As reported by Chris Welch of The Verge and many others, last week Apple announced that it was finished selling the iPod. There is one exception — the iPod touch — but that has always been just an iPhone without the phone. As for the iPods that were truly iPods, Apple is no longer selling them, and all iPod models are now destined to appear on Apple's webpage for vintage and obsolete products.
Many folks have been talking about how the iPod was the precursor to the iPhone, and that is certainly true. But this past weekend I was looking at my old iPod nano 6th edition — the penultimate version of the iPod nano — and thinking about how it was a precursor to the Apple Watch. That version of the iPod nano was introduced on September 1, 2010, and I used it for many years. One of the things that I liked about it was the ability to have something very small — much smaller than a traditional iPod or iPhone — that you could clip to your shirt and just have earphones coming out. It was so light that you barely noticed it when it was clipped to your clothes. You could walk around and do chores, exercise, etc. without carrying anything heavy. But unlike the iPod shuffle which, in its second through fourth generation, could also be clipped to your clothes, the iPod nano had a screen so you could actually see what you were doing with it.
There were many folks who looked at the iPod nano (6th edition) and thought that this would make a good watch. Indeed, Apple included a clock as one of the built-in apps (even one with Mickey Mouse). Just two months after the iPod nano (6th edition) was introduced, attorney Nilay Patel (who was then with Engadget) wrote a review of the iPod nano as a watch in light of the numerous iPod nano wristbands on the market.
Thanks to the Apple AirPods and similar Bluetooth earphones, you can now achieve much of the advantage of the iPod nano watch, as long as your iPhone is in the same room. But the real replacement for the iPod nano watch is to use an Apple Watch with music loaded on it along with AirPods. That way, you can walk around and do your chores, exercise, etc. even when far away from your much larger and heavier iPhone, and without any wires getting in your way.
Having said that, the technology is not quite yet where I want it to be.

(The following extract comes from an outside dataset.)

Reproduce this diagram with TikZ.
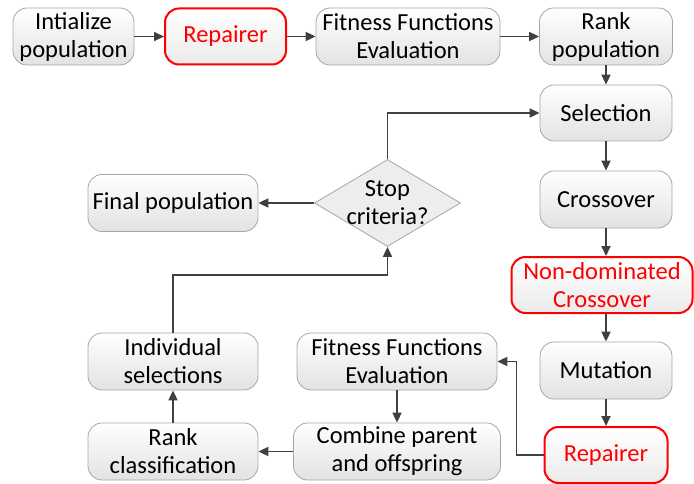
\documentclass[tikz,border=0pt]{standalone}
\usepackage{fontspec}
\setmainfont{Carlito}
\usetikzlibrary{shapes.geometric,arrows.meta}
\definecolor{arrgray}{HTML}{404040}
\definecolor{bordgray}{HTML}{A6A6A6}
\definecolor{fillbot}{HTML}{E2E2E2}
\definecolor{dfill}{HTML}{EDEDED}
\definecolor{myred}{HTML}{FF0000}
\begin{document}
\begin{tikzpicture}[x=1pt,y=-1pt,
  box/.style={draw=bordgray, line width=0.8pt, rounded corners=14pt, top color=white, bottom color=fillbot, align=center, inner sep=0pt, font=\fontsize{24.5}{28}\selectfont, text=black},
  redbox/.style={box, draw=myred, line width=2pt, bottom color=white!92!black, text=myred},
  arr/.style={draw=arrgray, line width=1.8pt, -{Triangle[length=10pt,width=9pt]}}]
\useasboundingbox (0,0) rectangle (694,484);
% top row
\node[box, minimum width=121pt, minimum height=57pt] (init) at (73.5,36.5) {Intialize\\population};
\node[redbox, minimum width=121pt, minimum height=56pt] (rep1) at (225.5,36.5) {Repairer};
\node[box, minimum width=184pt, minimum height=57pt] (fit1) at (408,36.5) {Fitness Functions\\Evaluation};
\node[box, minimum width=133pt, minimum height=57pt] (rank) at (606,36.5) {Rank\\population};
% right column
\node[box, minimum width=132pt, minimum height=56pt] (sel) at (606,113) {Selection};
\node[box, minimum width=132pt, minimum height=57pt] (cross) at (606,199.5) {Crossover};
\node[redbox, minimum width=181pt, minimum height=56pt] (nondom) at (602,285) {Non-dominated\\Crossover};
\node[box, minimum width=132pt, minimum height=57pt] (mut) at (606,370.5) {Mutation};
\node[redbox, minimum width=123pt, minimum height=56pt] (rep2) at (606,455) {Repairer};
% middle / left
\node[box, minimum width=170pt, minimum height=57pt] (final) at (173,203) {Final population};
\node[diamond, draw=bordgray, line width=0.8pt, fill=dfill, minimum width=146pt, minimum height=87pt, inner sep=0pt] (stop) at (387.5,203) {};
\node[align=center, font=\fontsize{24.5}{28}\selectfont, inner sep=0pt] (stoptxt) at (stop.center) {Stop\\criteria?};
\node[box, minimum width=170pt, minimum height=57pt] (indiv) at (173,361.5) {Individual\\selections};
\node[box, minimum width=200pt, minimum height=57pt] (fit2) at (397,361.5) {Fitness Functions\\Evaluation};
\node[box, minimum width=170pt, minimum height=57pt] (rankc) at (173,451.5) {Rank\\classification};
\node[box, minimum width=207pt, minimum height=57pt] (comb) at (397,451.5) {Combine parent\\and offspring};
% connectors
\draw[arr] (init) -- (rep1);
\draw[arr] (rep1) -- (fit1);
\draw[arr] (fit1) -- (rank);
\draw[arr] (rank) -- (sel);
\draw[arr] (sel) -- (cross);
\draw[arr] (cross.south) -- (cross.south |- nondom.north);
\draw[arr] (nondom.south -| mut.north) -- (mut.north);
\draw[arr] (mut) -- (rep2);
\draw[arr] (rep2.west) -- ([xshift=-27pt]rep2.west) |- (fit2.east);
\draw[arr] (fit2) -- (comb);
\draw[arr] (comb) -- (rankc);
\draw[arr] (rankc) -- (indiv);
\draw[arr] (indiv.north) -- ++(0,-58) -| (stop.south);
\draw[arr] (stop.north) |- (sel.west);
\draw[arr] (stop.west) -- (final.east);
\end{tikzpicture}
\end{document}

Loading songs onto an Apple Watch is slow and clumsy. Playing songs with just an Apple Watch and AirPods usually works OK, but isn't nearly as reliable as using an iPhone with AirPods. And loading podcasts onto an Apple Watch is even less convenient. You can use apps like Overcast and Watch Player to transfer podcasts, but playback is not always smooth. And the developer of Overcast, Marco Arment, recently announced on Twitter that syncing to an Apple Watch will probably not work once watchOS 4 comes out later this year so the feature is likely to be removed. Surely Apple will get this all working well at some point; hopefully, that point is sooner rather than later.
Let's all raise a glass to the iPod. It was the device that many credit with saving Apple in the 2000s. It helped to bring about the iPhone, which is one of the most useful and amazing items in the history of technology. And it also played an important role in inspiring the Apple Watch. As Steven Levy wrote in his fantastic book chronicling the history of the iPod, the iPod truly was The Perfect Thing.